Code that draws figures:

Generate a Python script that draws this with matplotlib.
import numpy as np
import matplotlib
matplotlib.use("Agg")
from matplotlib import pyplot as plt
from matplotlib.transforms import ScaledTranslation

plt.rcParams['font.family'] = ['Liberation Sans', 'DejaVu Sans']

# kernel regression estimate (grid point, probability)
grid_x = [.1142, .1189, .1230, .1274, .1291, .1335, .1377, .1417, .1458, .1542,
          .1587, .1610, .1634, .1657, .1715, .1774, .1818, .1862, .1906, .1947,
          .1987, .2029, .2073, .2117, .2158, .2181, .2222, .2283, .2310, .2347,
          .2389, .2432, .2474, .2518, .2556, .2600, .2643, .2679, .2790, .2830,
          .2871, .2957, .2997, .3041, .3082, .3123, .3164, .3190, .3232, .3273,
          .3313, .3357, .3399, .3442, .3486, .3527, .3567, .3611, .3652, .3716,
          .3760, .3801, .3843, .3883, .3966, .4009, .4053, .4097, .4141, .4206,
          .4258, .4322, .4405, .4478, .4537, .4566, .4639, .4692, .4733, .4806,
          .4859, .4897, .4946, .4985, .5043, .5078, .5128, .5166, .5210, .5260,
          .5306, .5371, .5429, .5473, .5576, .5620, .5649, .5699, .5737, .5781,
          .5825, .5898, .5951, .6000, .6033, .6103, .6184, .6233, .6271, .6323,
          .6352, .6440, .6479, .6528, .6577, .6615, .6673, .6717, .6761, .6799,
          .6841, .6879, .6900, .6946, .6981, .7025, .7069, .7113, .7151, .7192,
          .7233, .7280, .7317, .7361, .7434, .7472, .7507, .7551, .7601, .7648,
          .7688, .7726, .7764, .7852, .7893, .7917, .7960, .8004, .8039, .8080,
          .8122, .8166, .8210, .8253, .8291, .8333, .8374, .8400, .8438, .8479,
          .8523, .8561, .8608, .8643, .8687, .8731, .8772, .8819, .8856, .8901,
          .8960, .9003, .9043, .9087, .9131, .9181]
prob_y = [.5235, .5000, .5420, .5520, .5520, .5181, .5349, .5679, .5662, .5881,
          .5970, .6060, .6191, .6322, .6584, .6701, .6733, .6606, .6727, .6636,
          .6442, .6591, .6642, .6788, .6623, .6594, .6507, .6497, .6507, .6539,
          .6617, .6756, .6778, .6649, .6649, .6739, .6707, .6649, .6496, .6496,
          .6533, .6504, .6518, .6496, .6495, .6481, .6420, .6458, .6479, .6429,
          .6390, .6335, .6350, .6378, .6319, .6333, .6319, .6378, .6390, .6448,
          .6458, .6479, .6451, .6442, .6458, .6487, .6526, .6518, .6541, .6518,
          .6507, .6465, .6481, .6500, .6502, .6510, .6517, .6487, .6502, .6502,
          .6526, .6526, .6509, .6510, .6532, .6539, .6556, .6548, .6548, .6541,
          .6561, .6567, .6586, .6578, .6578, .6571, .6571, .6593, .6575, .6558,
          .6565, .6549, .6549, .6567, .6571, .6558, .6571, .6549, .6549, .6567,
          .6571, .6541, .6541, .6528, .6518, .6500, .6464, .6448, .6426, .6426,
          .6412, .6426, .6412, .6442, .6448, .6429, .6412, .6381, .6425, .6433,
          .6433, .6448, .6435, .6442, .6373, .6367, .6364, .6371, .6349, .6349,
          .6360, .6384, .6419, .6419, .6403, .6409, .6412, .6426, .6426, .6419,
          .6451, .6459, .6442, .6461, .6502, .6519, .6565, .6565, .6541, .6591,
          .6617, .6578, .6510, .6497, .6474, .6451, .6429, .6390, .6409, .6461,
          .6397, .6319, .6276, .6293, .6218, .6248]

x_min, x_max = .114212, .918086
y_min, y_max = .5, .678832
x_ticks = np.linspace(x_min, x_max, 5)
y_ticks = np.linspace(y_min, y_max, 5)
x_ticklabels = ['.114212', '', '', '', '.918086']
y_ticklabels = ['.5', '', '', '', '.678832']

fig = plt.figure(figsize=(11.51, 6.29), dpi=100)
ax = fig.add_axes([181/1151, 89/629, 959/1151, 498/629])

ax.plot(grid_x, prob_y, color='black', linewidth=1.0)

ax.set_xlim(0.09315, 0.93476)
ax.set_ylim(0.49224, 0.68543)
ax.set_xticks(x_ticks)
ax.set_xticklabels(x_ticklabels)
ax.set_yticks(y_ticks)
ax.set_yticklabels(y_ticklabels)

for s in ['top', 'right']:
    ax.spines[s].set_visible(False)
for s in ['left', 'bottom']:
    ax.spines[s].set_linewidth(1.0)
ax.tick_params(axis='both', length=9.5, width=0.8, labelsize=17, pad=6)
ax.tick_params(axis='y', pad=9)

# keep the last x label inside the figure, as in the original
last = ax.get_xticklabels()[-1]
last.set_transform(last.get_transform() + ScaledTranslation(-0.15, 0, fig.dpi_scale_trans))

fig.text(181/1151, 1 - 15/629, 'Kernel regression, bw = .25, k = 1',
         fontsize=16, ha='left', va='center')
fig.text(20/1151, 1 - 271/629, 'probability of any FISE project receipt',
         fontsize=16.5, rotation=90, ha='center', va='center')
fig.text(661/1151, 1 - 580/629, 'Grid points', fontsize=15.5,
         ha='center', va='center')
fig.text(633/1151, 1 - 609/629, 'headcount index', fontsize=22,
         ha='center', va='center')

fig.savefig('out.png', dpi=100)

* * *

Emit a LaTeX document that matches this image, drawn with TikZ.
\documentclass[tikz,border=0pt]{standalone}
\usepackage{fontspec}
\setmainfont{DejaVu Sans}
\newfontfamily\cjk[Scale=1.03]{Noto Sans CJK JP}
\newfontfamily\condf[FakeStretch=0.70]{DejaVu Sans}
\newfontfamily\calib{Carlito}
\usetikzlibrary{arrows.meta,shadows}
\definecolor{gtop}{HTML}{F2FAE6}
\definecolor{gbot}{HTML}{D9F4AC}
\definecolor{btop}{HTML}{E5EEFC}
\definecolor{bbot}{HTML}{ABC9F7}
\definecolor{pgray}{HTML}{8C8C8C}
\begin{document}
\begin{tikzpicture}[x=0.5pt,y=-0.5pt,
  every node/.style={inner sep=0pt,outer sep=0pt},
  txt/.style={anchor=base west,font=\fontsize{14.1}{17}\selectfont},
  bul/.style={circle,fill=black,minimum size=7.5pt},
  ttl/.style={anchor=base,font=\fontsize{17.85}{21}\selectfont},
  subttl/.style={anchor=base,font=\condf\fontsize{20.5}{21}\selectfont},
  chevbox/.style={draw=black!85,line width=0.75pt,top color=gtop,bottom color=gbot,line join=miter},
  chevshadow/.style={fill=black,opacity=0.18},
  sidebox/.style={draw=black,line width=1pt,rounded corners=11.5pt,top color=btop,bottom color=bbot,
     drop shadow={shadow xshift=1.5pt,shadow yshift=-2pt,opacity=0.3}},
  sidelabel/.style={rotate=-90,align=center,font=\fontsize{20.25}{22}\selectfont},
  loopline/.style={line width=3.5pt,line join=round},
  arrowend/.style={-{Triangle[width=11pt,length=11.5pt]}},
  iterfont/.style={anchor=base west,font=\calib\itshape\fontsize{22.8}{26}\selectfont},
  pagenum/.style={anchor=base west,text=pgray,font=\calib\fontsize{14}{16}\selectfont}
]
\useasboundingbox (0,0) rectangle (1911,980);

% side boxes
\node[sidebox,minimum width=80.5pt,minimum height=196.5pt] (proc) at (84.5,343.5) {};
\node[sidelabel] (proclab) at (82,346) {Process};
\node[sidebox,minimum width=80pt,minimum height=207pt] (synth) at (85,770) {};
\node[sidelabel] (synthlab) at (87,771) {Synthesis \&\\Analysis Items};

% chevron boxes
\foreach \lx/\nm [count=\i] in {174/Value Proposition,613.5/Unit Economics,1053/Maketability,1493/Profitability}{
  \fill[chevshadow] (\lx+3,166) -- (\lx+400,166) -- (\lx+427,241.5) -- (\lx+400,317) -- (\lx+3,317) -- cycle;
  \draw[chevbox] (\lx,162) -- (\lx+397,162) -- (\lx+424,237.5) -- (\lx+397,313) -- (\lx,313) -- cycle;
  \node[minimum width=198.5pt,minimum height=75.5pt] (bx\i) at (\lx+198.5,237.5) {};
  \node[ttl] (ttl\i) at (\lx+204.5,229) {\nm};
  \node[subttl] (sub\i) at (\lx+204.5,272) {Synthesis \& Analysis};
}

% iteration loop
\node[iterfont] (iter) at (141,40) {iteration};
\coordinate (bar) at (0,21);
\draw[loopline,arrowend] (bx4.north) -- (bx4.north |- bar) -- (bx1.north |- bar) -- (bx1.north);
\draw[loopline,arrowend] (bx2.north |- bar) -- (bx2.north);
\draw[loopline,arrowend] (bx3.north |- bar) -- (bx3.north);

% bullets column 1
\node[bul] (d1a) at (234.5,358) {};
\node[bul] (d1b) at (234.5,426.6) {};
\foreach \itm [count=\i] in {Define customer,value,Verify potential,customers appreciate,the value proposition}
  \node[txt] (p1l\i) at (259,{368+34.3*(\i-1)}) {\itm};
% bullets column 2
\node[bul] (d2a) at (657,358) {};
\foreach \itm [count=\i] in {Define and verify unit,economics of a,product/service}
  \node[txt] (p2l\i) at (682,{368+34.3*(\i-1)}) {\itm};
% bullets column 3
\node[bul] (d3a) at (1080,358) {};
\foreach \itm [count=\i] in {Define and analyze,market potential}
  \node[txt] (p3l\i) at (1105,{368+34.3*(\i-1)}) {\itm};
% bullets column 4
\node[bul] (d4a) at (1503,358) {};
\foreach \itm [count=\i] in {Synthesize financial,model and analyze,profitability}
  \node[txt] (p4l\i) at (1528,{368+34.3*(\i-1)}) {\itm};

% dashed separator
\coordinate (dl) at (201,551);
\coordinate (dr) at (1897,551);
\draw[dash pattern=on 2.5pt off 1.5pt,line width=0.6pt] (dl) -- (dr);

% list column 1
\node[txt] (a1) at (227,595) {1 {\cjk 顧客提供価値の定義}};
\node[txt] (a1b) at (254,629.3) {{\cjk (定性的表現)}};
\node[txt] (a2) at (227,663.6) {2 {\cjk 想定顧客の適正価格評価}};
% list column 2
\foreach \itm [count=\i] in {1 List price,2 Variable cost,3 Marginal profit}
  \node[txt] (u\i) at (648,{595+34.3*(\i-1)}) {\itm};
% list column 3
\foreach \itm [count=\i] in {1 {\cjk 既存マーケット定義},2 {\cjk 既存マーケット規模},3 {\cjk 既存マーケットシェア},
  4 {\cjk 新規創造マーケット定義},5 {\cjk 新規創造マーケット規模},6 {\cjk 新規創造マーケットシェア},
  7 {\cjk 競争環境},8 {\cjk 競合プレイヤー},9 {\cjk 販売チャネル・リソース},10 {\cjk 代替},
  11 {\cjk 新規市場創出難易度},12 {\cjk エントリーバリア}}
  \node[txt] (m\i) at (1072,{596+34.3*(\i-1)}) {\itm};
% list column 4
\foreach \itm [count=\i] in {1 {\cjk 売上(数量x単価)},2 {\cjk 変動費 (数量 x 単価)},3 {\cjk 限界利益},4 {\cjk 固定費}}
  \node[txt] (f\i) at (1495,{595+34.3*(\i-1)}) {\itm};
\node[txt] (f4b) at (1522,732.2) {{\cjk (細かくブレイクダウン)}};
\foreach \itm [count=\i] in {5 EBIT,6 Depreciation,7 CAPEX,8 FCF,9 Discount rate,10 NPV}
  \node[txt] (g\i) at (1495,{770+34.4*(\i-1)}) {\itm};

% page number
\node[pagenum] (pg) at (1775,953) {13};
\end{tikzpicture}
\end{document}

What is required:
Beginning with the line containing "Generate a Python" and ending with the line containing "plt.rcParams['font.family'] = ['Liberation", extract those lines exactly from the listing above, and only those.

Correct answer:
Generate a Python script that draws this with matplotlib.
import numpy as np
import matplotlib
matplotlib.use("Agg")
from matplotlib import pyplot as plt
from matplotlib.transforms import ScaledTranslation

plt.rcParams['font.family'] = ['Liberation Sans', 'DejaVu Sans']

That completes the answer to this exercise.